The major frustration of Mr. Soul!, putting aside the two-plus years it’s taken to reach theaters since its festival premiere, is that the sheer number of vintage clips and contemporary interviews preclude lengthy chunks of joyful individual performances. Mr. Soul! will air later this year on PBS’ Independent Lens, but don’t wait: Half a century on, we still need to be reminded of the breadth and richness of the Black experience in America.

Eddie Izzard and Georgie Glen in 'Get Duked!' (Amazon Studios)

Get Duked!
Premieres Aug. 28
Amazon Prime Video

The aforementioned escapism comes all the way from Scotland, where the gulf between the moneyed class and the underclass is as apparent as everywhere else. And where the myth of the natural, bucolic countryside holds sway, as it does here, in contrast to the despoiled cities and suburbs.

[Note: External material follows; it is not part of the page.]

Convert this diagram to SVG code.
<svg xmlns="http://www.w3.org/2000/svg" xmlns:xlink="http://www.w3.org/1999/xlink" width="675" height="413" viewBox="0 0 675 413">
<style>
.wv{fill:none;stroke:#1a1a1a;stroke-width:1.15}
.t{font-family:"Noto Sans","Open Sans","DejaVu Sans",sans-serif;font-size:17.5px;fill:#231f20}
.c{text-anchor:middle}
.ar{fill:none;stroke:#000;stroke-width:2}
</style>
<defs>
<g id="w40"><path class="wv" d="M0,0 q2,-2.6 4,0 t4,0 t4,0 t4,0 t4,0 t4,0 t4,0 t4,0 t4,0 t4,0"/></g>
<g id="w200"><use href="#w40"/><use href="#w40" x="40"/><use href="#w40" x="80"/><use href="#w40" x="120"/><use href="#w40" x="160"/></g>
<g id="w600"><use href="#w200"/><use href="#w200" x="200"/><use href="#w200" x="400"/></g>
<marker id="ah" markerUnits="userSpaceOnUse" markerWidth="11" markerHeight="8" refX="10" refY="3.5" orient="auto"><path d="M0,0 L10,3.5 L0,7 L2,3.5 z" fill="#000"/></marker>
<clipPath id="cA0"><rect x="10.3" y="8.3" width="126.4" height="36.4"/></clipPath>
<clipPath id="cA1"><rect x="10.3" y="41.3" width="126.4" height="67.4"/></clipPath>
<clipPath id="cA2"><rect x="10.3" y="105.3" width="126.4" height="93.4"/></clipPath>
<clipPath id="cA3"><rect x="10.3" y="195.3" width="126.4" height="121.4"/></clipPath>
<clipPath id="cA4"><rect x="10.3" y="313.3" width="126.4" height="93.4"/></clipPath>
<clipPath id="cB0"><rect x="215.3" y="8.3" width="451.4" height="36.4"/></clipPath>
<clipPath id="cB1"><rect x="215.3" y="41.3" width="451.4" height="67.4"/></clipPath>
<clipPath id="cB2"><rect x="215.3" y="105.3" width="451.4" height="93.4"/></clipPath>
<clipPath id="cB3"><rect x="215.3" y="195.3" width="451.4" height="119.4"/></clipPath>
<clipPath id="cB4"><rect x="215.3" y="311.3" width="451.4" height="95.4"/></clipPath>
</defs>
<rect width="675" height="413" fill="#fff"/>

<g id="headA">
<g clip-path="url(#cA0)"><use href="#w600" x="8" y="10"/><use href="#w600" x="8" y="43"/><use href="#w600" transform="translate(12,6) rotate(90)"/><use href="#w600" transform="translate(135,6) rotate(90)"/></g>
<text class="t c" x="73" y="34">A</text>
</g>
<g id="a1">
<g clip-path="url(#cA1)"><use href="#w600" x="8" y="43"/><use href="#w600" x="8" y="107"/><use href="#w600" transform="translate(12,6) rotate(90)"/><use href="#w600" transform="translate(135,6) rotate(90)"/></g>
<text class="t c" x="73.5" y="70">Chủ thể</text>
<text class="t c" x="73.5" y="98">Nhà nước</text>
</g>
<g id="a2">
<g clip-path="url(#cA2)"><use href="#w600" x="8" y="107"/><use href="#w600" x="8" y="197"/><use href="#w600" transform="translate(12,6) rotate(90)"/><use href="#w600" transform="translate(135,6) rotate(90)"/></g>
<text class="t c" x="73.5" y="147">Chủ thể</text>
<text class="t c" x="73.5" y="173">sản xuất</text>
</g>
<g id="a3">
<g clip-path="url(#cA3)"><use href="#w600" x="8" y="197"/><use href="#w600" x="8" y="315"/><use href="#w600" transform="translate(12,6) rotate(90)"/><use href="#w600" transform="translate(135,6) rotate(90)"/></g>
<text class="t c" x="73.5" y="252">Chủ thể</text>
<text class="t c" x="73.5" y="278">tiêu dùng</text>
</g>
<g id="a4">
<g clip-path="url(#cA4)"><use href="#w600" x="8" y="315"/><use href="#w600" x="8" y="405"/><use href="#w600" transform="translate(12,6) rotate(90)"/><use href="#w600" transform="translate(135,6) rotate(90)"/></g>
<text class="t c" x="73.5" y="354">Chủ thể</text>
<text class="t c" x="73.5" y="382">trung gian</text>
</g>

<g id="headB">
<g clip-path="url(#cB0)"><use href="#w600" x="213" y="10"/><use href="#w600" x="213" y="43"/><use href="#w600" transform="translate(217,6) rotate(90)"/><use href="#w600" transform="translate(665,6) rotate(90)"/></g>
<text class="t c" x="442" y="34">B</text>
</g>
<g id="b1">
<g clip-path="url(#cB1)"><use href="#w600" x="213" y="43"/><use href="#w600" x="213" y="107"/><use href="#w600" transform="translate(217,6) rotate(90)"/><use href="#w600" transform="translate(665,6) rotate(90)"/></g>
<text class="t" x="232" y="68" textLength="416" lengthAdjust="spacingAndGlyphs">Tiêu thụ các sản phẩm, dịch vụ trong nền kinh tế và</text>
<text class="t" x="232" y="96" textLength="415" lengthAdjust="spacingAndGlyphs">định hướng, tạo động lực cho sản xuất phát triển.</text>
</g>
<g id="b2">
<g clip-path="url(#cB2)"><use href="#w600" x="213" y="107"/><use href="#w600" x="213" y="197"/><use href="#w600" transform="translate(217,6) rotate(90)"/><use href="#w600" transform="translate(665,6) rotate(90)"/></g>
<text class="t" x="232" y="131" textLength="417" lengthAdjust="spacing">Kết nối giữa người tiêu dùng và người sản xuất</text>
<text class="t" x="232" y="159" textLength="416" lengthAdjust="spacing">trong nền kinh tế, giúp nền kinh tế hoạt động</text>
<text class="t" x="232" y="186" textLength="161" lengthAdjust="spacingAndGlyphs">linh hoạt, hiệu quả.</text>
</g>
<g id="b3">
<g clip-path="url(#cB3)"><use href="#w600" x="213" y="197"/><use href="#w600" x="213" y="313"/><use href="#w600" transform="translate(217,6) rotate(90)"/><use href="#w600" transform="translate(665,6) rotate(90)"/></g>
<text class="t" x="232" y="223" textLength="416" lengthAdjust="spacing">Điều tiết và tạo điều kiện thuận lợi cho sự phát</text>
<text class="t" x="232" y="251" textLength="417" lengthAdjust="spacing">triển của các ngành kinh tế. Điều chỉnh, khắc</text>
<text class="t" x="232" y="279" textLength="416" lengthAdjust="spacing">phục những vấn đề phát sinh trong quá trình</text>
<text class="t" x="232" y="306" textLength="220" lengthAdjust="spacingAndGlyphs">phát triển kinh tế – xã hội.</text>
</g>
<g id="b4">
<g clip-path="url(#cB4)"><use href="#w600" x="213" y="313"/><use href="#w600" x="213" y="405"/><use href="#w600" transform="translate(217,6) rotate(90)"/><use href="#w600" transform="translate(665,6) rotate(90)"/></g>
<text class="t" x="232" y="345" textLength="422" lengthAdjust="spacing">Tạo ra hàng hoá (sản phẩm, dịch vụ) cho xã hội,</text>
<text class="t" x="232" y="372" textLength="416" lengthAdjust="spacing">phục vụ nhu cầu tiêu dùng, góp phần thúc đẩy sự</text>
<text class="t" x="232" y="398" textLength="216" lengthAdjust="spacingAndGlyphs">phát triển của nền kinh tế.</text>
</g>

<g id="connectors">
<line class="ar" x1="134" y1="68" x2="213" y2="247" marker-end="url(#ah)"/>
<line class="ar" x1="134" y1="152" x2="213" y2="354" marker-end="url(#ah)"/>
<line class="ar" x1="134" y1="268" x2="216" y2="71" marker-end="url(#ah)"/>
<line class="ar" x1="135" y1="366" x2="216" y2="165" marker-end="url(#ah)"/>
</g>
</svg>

For his feature debut, music video veteran Ninian Doff has written and directed a diverting fish-out-of-water comedy that takes to heart Warren Buffett’s quote: “There’s class warfare, all right, but it’s my class, the rich class, that’s making war, and we’re winning.” Get Duked! sets four Glasgow youths loose on the Highlands in reluctant overland pursuit of the Duke of Edinburgh Award for navigation and survival, but the joke’s on them: They are this week’s long-range rifle fodder for a crusty but well-preserved Duke (Eddie Izzard).

A couple of earnest-but-dim back-country coppers (Kate Dickie and Kevin Guthrie, enjoying every humiliating moment of their stereotypical roles) contribute to the open-air commotion, but we’re a long way from Fargo. (And The Most Dangerous Game.) The grit and the gore are minimal, and the moral of the story (teamwork, lads!) will come as no surprise. The warm heart of this enjoyable movie is the dynamic among the four teenage goofballs, with Viraj Juneja standing out as DJ Beatroot, a middle-class South Asian who imagines he’s a swaggering rapper.

Get Duked! won an audience award at South by Southwest a year ago, and it’s worth a late-night ramble after a long day-hike, a good meal, a few drinks and a hit of legal produce from your local dispensary. The real world will seem far, far away.